Tyler Cowen has some hypotheses and, like all his hypotheses, they're worth considering.

"A Cunning Husband-and-Wife Duo Sold Hundreds of Forged Artworks in Finland."

"Now, They Are Headed to Prison."

Answer: yes

The Nation:  Can You Copyright a Quilt?

Tell me again about the public trust (one museum's 19th century photo sale seems to be the Met's gain edition)

The Times reports on a sale of a group of Carleton Watkins photographs by the Hispanic Society in New York to an "unknown donor" who is giving them to the Met.

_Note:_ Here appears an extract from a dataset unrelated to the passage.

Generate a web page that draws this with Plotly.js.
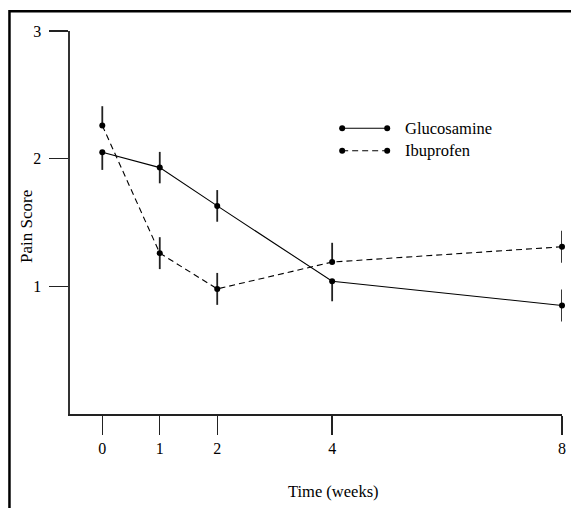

It's presented as a good news story -- and it is ("They stay in New York but also they go somewhere where they'll be cared for and appreciated") -- but, strangely, there's no mention of how the sales proceeds will be used.  We do hear that "the sale garnered more than $1 million for the Hispanic Society, whose doors are now closed because the museum is in the midst of a two-year renovation expected to cost about $15 million" -- so perhaps the implication is that the money will go towards those costs.  But we don't know for sure.  Don't we need to know the answer to that question before we can decide whether this sale really is the good news it's being portrayed as or, alternatively, a repulsive, unethical, Stalinesque betrayal of the public trust?  (I don't, but I would think the Deaccession Police do.  Sanctions may be in order.)